How Industrial Systems Get Set Up to Fail (And What to Look for Before the Emergency)
Your System Isn't Fragile Because of Bad Luck
2026-Insider-Volume7
This newsletter is for educational purposes only. The frameworks and thinking approaches described here are starting points for developing professional judgment, not prescriptive procedures for any specific facility or application. Adapt these thinking approaches with the appropriate engineering and operational expertise for your context.
This month’s Snapshot introduced the mental chain experienced engineers use when something goes wrong.
This piece is about upstream issues: how they arise and how to spot warning signs before troubleshooting.
In this issue:
Why most plant failures are predictable, and what the early warning signs actually look like
The three ways integration failures get baked into a system during design, commissioning, and everyday operations, and what to look for in each one
The three “it seemed fine” assumptions that show up in almost every post-incident review
Two downloadable tools: a system fragility audit guide and a received-system checklist for engineers inheriting a system they didn’t build
The Problem
Most integration failures aren’t random. They’re predictable.
Industrial systems are designed in
one context,
commissioned in another, and
then operated in a third,
This often occurs among different groups of people who never share the same understanding of how the entire system works. By the time something fails visibly, the conditions for that failure are usually in place for months or years.

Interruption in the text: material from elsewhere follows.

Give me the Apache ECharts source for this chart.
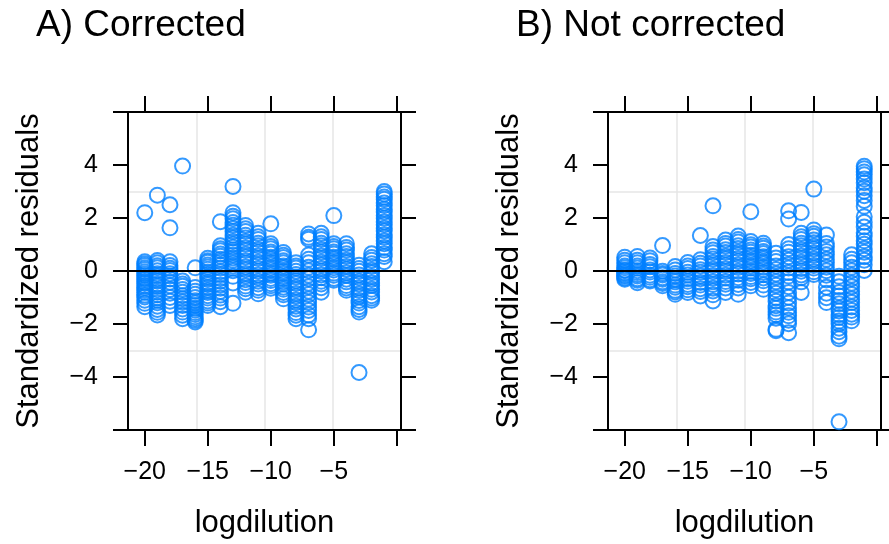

The failure event is just when the accumulated fragility finally showed up.
That’s a challenging thing to sit with, because it means that a lot of what looks like bad luck or sudden equipment failure is actually a slow-building situation that had early warning signs nobody knew to look for.
Understanding how systems accumulate fragility and what those early warning signs look like is a different kind of knowledge than troubleshooting skills.

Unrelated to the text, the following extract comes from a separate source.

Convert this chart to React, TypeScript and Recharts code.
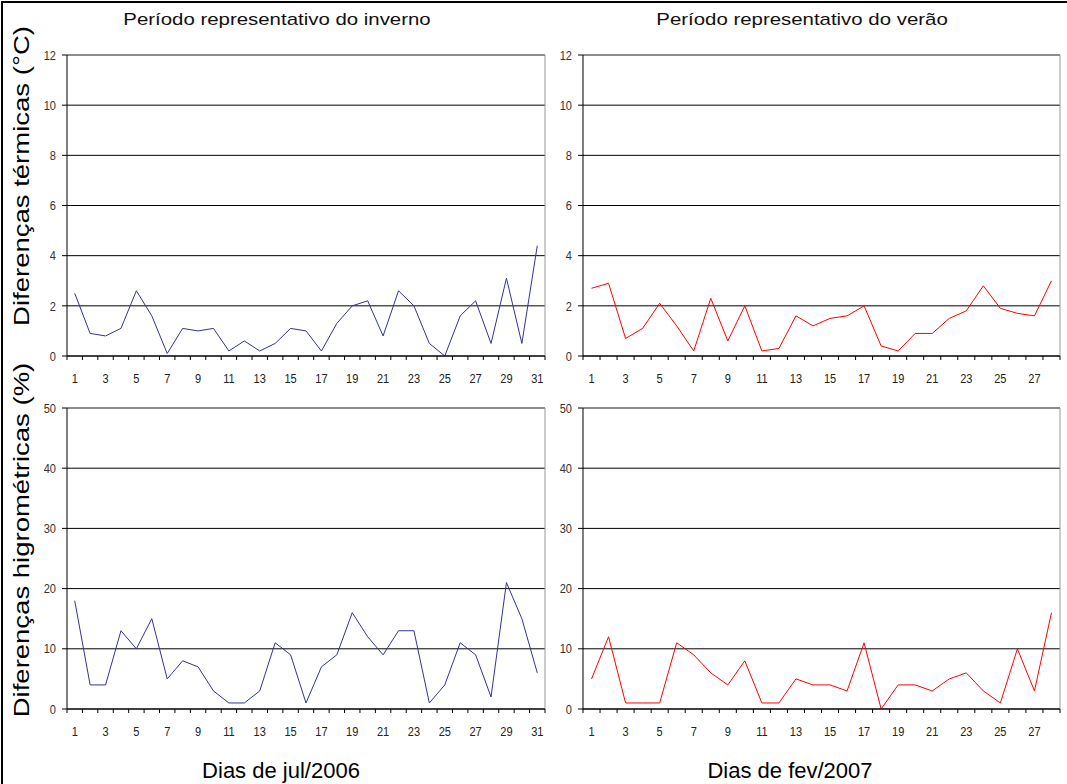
import type { CSSProperties } from 'react'
import { CartesianGrid, Line, LineChart, ReferenceLine, XAxis, YAxis } from 'recharts'

const FONT = '"Liberation Sans", Arial, sans-serif'
const NAVY = '#333399'
const RED = '#ff0000'

// dias
const JUL_DAYS = [1, 2, 3, 4, 5, 6, 7, 8, 9, 10, 11, 12, 13, 14, 15, 16, 17, 18, 19, 20, 21, 22, 23, 24, 25, 26, 27, 28, 29, 30, 31]
const FEV_DAYS = [1, 2, 3, 4, 5, 6, 7, 8, 9, 10, 11, 12, 13, 14, 15, 16, 17, 18, 19, 20, 21, 22, 23, 24, 25, 26, 27, 28]
const JUL_LABELS = [1, 3, 5, 7, 9, 11, 13, 15, 17, 19, 21, 23, 25, 27, 29, 31]
const FEV_LABELS = [1, 3, 5, 7, 9, 11, 13, 15, 17, 19, 21, 23, 25, 27]

// diferenças térmicas (°C)
const TEMP_JUL = [2.5, 0.9, 0.8, 1.1, 2.6, 1.6, 0.1, 1.1, 1.0, 1.1, 0.2, 0.6, 0.2, 0.5, 1.1, 1.0, 0.2, 1.3, 2.0, 2.2, 0.8, 2.6, 2.0, 0.5, 0.0, 1.6, 2.2, 0.5, 3.1, 0.5, 4.4]
const TEMP_FEV = [2.7, 2.9, 0.7, 1.1, 2.1, 1.2, 0.2, 2.3, 0.6, 2.0, 0.2, 0.3, 1.6, 1.2, 1.5, 1.6, 2.0, 0.4, 0.2, 0.9, 0.9, 1.5, 1.8, 2.8, 1.9, 1.7, 1.6, 3.0]

// diferenças higrométricas (%)
const HUM_JUL = [18, 4, 4, 13, 10, 15, 5, 8, 7, 3, 1, 1, 3, 11, 9, 1, 7, 9, 16, 12, 9, 13, 13, 1, 4, 11, 9, 2, 21, 15, 6]
const HUM_FEV = [5, 12, 1, 1, 1, 11, 9, 6, 4, 8, 1, 1, 5, 4, 4, 3, 11, 0, 4, 4, 3, 5, 6, 3, 1, 10, 3, 16]

const TEMP_TICKS = [0, 2, 4, 6, 8, 10, 12]
const HUM_TICKS = [0, 10, 20, 30, 40, 50]

type TickProps = { x?: number; y?: number; payload?: { value: number } }

function YTick({ x = 0, y = 0, payload }: TickProps) {
  if (!payload) return null
  return (
    <text transform={`translate(${x},${y}) scale(0.85,1)`} textAnchor="end" dy="0.36em" fontSize={13} fontFamily={FONT} fill="#333">
      {payload.value}
    </text>
  )
}

// marcas nas fronteiras (x.5) e rótulos nos dias ímpares
function DayTick({ x = 0, y = 0, payload, labels = [] }: TickProps & { labels?: number[] }) {
  if (!payload) return null
  const v = payload.value
  if (!Number.isInteger(v)) return <line x1={x} y1={y} x2={x} y2={y + 4} stroke="#000" />
  if (!labels.includes(v)) return <g />
  return (
    <text transform={`translate(${x},${y + 22}) scale(0.85,1)`} textAnchor="middle" dy="0.36em" fontSize={13} fontFamily={FONT} fill="#222">
      {v}
    </text>
  )
}

function Panel(props: {
  left: number; top: number; w: number; h: number
  days: number[]; values: number[]; labels: number[]; yTicks: number[]; color: string
}) {
  const { left, top, w, h, days, values, labels, yTicks, color } = props
  const rows = days.map((d, i) => ({ day: d, v: values[i] }))
  const lo = days[0] - 0.5
  const hi = days[days.length - 1] + 0.5
  const xTicks = [...days.map((d) => d - 0.5), hi, ...labels].sort((a, b) => a - b)
  const yMax = yTicks[yTicks.length - 1]
  return (
    <div style={{ position: 'absolute', left: left - 40, top: top - 10 }}>
      <LineChart width={w + 50} height={h + 40} data={rows} margin={{ top: 10, right: 10, bottom: 0, left: 10 }}>
        <CartesianGrid vertical={false} stroke="#000" />
        <XAxis
          dataKey="day"
          type="number"
          domain={[lo, hi]}
          ticks={xTicks}
          interval={0}
          height={30}
          tickLine={false}
          tickSize={0}
          tickMargin={0}
          axisLine={{ stroke: '#000' }}
          tick={<DayTick labels={labels} />}
        />
        <YAxis
          type="number"
          domain={[0, yMax]}
          ticks={yTicks}
          interval={0}
          width={30}
          tickSize={5}
          tickMargin={6}
          tickLine={{ stroke: '#000' }}
          axisLine={{ stroke: '#000' }}
          tick={<YTick />}
        />
        <ReferenceLine y={yMax} stroke="#999" />
        <ReferenceLine x={hi} stroke="#999" />
        <Line type="linear" dataKey="v" stroke={color} strokeWidth={1} dot={false} activeDot={false} isAnimationActive={false} />
      </LineChart>
    </div>
  )
}

function Label({ text, cx, cy, size, extra = '', style }: { text: string; cx: number; cy: number; size: number; extra?: string; style?: CSSProperties }) {
  return (
    <div
      style={{
        position: 'absolute', left: cx, top: cy, transform: `translate(-50%,-50%) ${extra}`,
        whiteSpace: 'nowrap', fontFamily: FONT, fontSize: size, lineHeight: 1, color: '#000', ...style,
      }}
    >
      {text}
    </div>
  )
}

export default function App() {
  return (
    <div style={{ position: 'absolute', left: 0, top: 0, width: 1067, height: 784, background: '#fff', overflow: 'hidden' }}>
      <div style={{ position: 'absolute', left: 1, top: 1, right: 0, bottom: 0, borderLeft: '2px solid #000', borderTop: '2px solid #000' }} />

      <Label text="Período representativo do inverno" cx={277} cy={19} size={17} extra="scale(1.2,1)" style={{ color: '#111' }} />
      <Label text="Período representativo do verão" cx={802} cy={19} size={17} extra="scale(1.2,1)" style={{ color: '#111' }} />

      <Label text="Diferenças térmicas (°C)" cx={22} cy={176} size={22} extra="rotate(-90deg) scale(1.25,1)" />
      <Label text="Diferenças higrométricas (%)" cx={22} cy={540} size={22} extra="rotate(-90deg) scale(1.25,1)" />

      <Label text="Dias de jul/2006" cx={281} cy={771} size={22} />
      <Label text="Dias de fev/2007" cx={790} cy={771} size={22} />

      <Panel left={67} top={55} w={478} h={301} days={JUL_DAYS} values={TEMP_JUL} labels={JUL_LABELS} yTicks={TEMP_TICKS} color={NAVY} />
      <Panel left={583} top={55} w={477} h={301} days={FEV_DAYS} values={TEMP_FEV} labels={FEV_LABELS} yTicks={TEMP_TICKS} color={RED} />
      <Panel left={67} top={408} w={478} h={301} days={JUL_DAYS} values={HUM_JUL} labels={JUL_LABELS} yTicks={HUM_TICKS} color={NAVY} />
      <Panel left={583} top={408} w={477} h={301} days={FEV_DAYS} values={HUM_FEV} labels={FEV_LABELS} yTicks={HUM_TICKS} color={RED} />
    </div>
  )
}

Troubleshooting helps you find the problem after it surfaces. This process is about developing the pattern recognition to see a fragile system before it breaks.
In my experience, integration failures trace back to one of three sources:
design-phase assumptions that were never validated,
commissioning shortcuts that left the system undercharacterized, or
accumulated change that nobody connected to the whole.

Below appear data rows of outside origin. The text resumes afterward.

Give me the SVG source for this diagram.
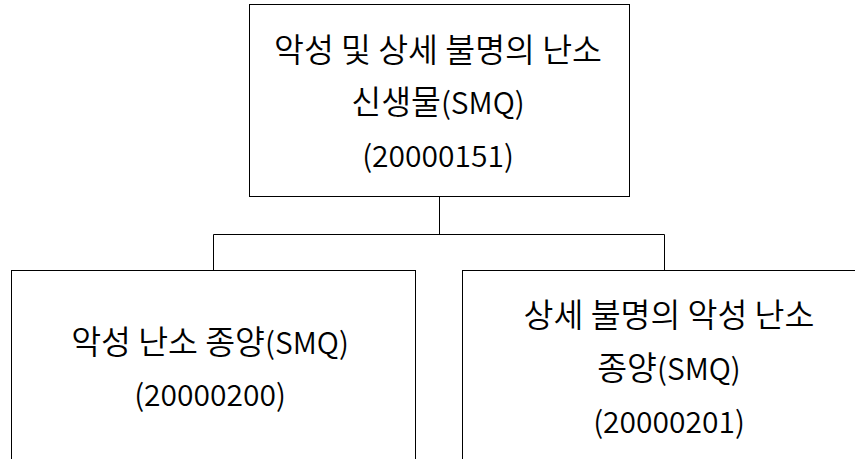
<svg xmlns="http://www.w3.org/2000/svg" width="855" height="459" viewBox="0 0 855 459">
<style>
.box{fill:#fff;stroke:#000;stroke-width:1}
.con{fill:none;stroke:#000;stroke-width:1}
text{font-family:"Noto Sans CJK KR","Noto Sans",sans-serif;font-size:30px;font-weight:350;fill:#000;text-anchor:middle}
.k{font-size:32.5px}
</style>
<rect width="855" height="459" fill="#fff"/>
<g id="connectors">
<path class="con" d="M439.5 196.5V234.5M213.5 234.5H664.5M213.5 234.5V270.5M664.5 234.5V270.5"/>
</g>
<g id="node-top">
<rect class="box" x="249.5" y="4.5" width="380" height="192"/>
<text x="438" y="62"><tspan class="k">악성 및 상세 불명의 난소</tspan></text>
<text x="438" y="114"><tspan class="k">신생물</tspan>(SMQ)</text>
<text x="438" y="167">(20000151)</text>
</g>
<g id="node-left">
<rect class="box" x="11.5" y="270.5" width="404" height="200"/>
<text x="210" y="354"><tspan class="k">악성 난소 종양</tspan>(SMQ)</text>
<text x="210" y="406">(20000200)</text>
</g>
<g id="node-right">
<rect class="box" x="462.5" y="270.5" width="404" height="200"/>
<text x="669" y="327"><tspan class="k">상세 불명의 악성 난소</tspan></text>
<text x="669" y="380"><tspan class="k">종양</tspan>(SMQ)</text>
<text x="669" y="433">(20000201)</text>
</g>
</svg>
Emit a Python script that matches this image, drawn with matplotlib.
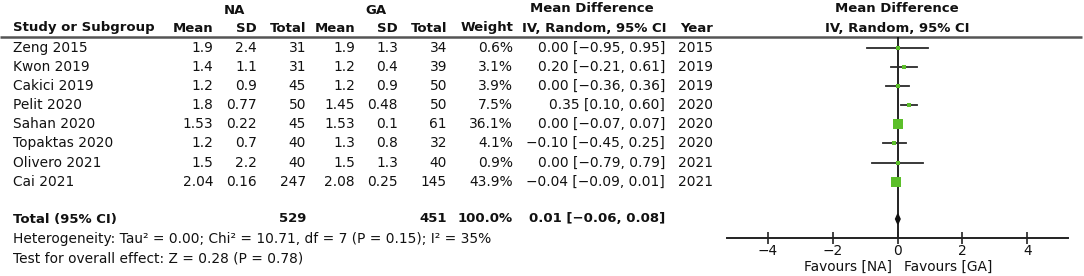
import matplotlib
matplotlib.use("Agg")
import matplotlib.pyplot as plt
import numpy as np

studies = ["Zeng 2015", "Kwon 2019", "Cakici 2019", "Pelit 2020", "Sahan 2020",
           "Topaktas 2020", "Olivero 2021", "Cai 2021"]
na_mean = ["1.9", "1.4", "1.2", "1.8", "1.53", "1.2", "1.5", "2.04"]
na_sd = ["2.4", "1.1", "0.9", "0.77", "0.22", "0.7", "2.2", "0.16"]
na_total = [31, 31, 45, 50, 45, 40, 40, 247]
ga_mean = ["1.9", "1.2", "1.2", "1.45", "1.53", "1.3", "1.5", "2.08"]
ga_sd = ["1.3", "0.4", "0.9", "0.48", "0.1", "0.8", "1.3", "0.25"]
ga_total = [34, 39, 50, 50, 61, 32, 40, 145]
weight = [0.6, 3.1, 3.9, 7.5, 36.1, 4.1, 0.9, 43.9]
md = [0.00, 0.20, 0.00, 0.35, 0.00, -0.10, 0.00, -0.04]
ci_low = [-0.95, -0.21, -0.36, 0.10, -0.07, -0.45, -0.79, -0.09]
ci_high = [0.95, 0.61, 0.36, 0.60, 0.07, 0.25, 0.79, 0.01]
years = [2015, 2019, 2019, 2020, 2020, 2020, 2021, 2021]
total_na, total_ga = 529, 451
total_weight = 100.0
total_md, total_low, total_high = 0.01, -0.06, 0.08
xticks = [-4, -2, 0, 2, 4]

W, H = 1084, 276
fig = plt.figure(figsize=(W / 100, H / 100), dpi=100)
tab = fig.add_axes([0, 0, 1, 1])
tab.set_xlim(0, W)
tab.set_ylim(H, 0)
tab.axis("off")

FS = 9.9
FSB = 9.5
TC = "#111111"
GREEN = "#5cbf2a"

def fmt(v):
    s = f"{v:.2f}"
    return s.replace("-", "\u2212")

def t(x, y, s, ha="left", bold=False):
    tab.text(x, y, s, ha=ha, va="center", fontsize=FSB if bold else FS, color=TC,
             fontweight="bold" if bold else "normal")

# headers
t(234, 10, "NA", "center", True)
t(376, 10, "GA", "center", True)
t(592, 9, "Mean Difference", "center", True)
t(897, 9, "Mean Difference", "center", True)
row2 = 28
t(13, row2, "Study or Subgroup", "left", True)
for x, s in [(213, "Mean"), (257, "SD"), (306, "Total"), (355, "Mean"),
             (398, "SD"), (447, "Total"), (513, "Weight")]:
    t(x, row2, s, "right", True)
t(594, row2, "IV, Random, 95% CI", "center", True)
t(713, row2, "Year", "right", True)
t(897, row2, "IV, Random, 95% CI", "center", True)
tab.plot([0, 1082], [37, 37], color="#555555", lw=1.8, solid_capstyle="butt")

row_y = [48, 67, 86, 105, 124, 143, 163, 182]
for i, y in enumerate(row_y):
    t(13, y, studies[i])
    t(213, y, na_mean[i], "right")
    t(257, y, na_sd[i], "right")
    t(306, y, str(na_total[i]), "right")
    t(355, y, ga_mean[i], "right")
    t(398, y, ga_sd[i], "right")
    t(447, y, str(ga_total[i]), "right")
    t(513, y, f"{weight[i]:.1f}%", "right")
    t(665, y, f"{fmt(md[i])} [{fmt(ci_low[i])}, {fmt(ci_high[i])}]", "right")
    t(713, y, str(years[i]), "right")

ty = 219
t(13, ty, "Total (95% CI)", "left", True)
t(306, ty, str(total_na), "right", True)
t(447, ty, str(total_ga), "right", True)
t(513, ty, f"{total_weight:.1f}%", "right", True)
t(665, ty, f"{fmt(total_md)} [{fmt(total_low)}, {fmt(total_high)}]", "right", True)
t(13, 239, "Heterogeneity: Tau\u00b2 = 0.00; Chi\u00b2 = 10.71, df = 7 (P = 0.15); I\u00b2 = 35%")
t(13, 258, "Test for overall effect: Z = 0.28 (P = 0.78)")
t(892, 267, "Favours [NA]", "right")
t(904, 267, "Favours [GA]", "left")

# forest axes
x0, x1, ytop, ybot = 727, 1068, 37, 238
ax = fig.add_axes([x0 / W, (H - ybot) / H, (x1 - x0) / W, (ybot - ytop) / H])
ax.set_xlim(-5.25, 5.25)
ax.set_ylim(ybot, ytop)
ax.patch.set_alpha(0)
for s in ["top", "left", "right"]:
    ax.spines[s].set_visible(False)
ax.spines["bottom"].set_color("#222222")
ax.spines["bottom"].set_linewidth(1.4)
ax.set_yticks([])
ax.set_xticks(xticks)
ax.set_xticklabels([str(v).replace("-", "\u2212") for v in xticks])
ax.tick_params(axis="x", direction="inout", length=8, width=1.2, color="#222222",
               labelsize=FS, labelcolor=TC, pad=0)
ax.axvline(0, color="#111111", lw=1.3, zorder=1)
for i, y in enumerate(row_y):
    ax.plot([ci_low[i], ci_high[i]], [y, y], color="#2a2a2a", lw=1.3, zorder=2)
    side_px = max(3.2, 1.65 * np.sqrt(weight[i]))
    ax.plot(md[i], y, marker="s", markersize=side_px * 0.72, color=GREEN,
            markeredgewidth=0, zorder=3)
# diamond
ax.fill([total_low, total_md, total_high, total_md], [ty, ty - 5, ty, ty + 5],
        color="#111111", zorder=4)

fig.savefig("out.png", dpi=100)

Usually it’s more than one.
The Framework
Source 1: Design-Phase Assumptions That Don’t Get Tested
Every industrial system is designed based on assumptions about
how the process will behave,
how different pieces of equipment will interact,
how operators will respond under normal and abnormal conditions.
Those assumptions are encoded into
PID tuning parameters,
interlock logic,
alarm setpoints,
network timing configurations,
and dozens of other settings that nobody looks at twice once the system is running.
The problem is that some of those assumptions are never validated against the real system.
When the actual process behaves differently from the design model, the response is usually a local adjustment:
retune the controller,
raise the setpoint,
add a workaround in the logic.
The underlying assumption isn’t revisited. It gets papered over.
What this approach creates is a system that works under the conditions it was tuned for but becomes unpredictable when those conditions shift.
The original design intent is no longer visible in the running configuration. What’s visible instead is a layer of accumulated adjustments that each made sense at the time, but nobody has a map of.
When I walk into a system and I see
PID controllers running at parameters far outside their original design values,
interlocks that have been bypassed for reasons nobody can clearly explain, or
alarm setpoints that drift slowly upward every year because the process is “always in alarm,”
those are signals that the system is carrying unvalidated assumptions. They’re worth asking about.
The question that opens this up is a simple one: does anyone know what conditions the original design was tested against, and are those conditions still true?
If you want to work through this systematically, Section 1 of the ICS System Fragility Self-Assessment Guide (linked at the end of this issue) covers exactly this, with diagnostic questions for whether design assumptions are documented, whether current parameters and setpoints still reflect original intent, and whether the institutional knowledge behind the original design is still in the building.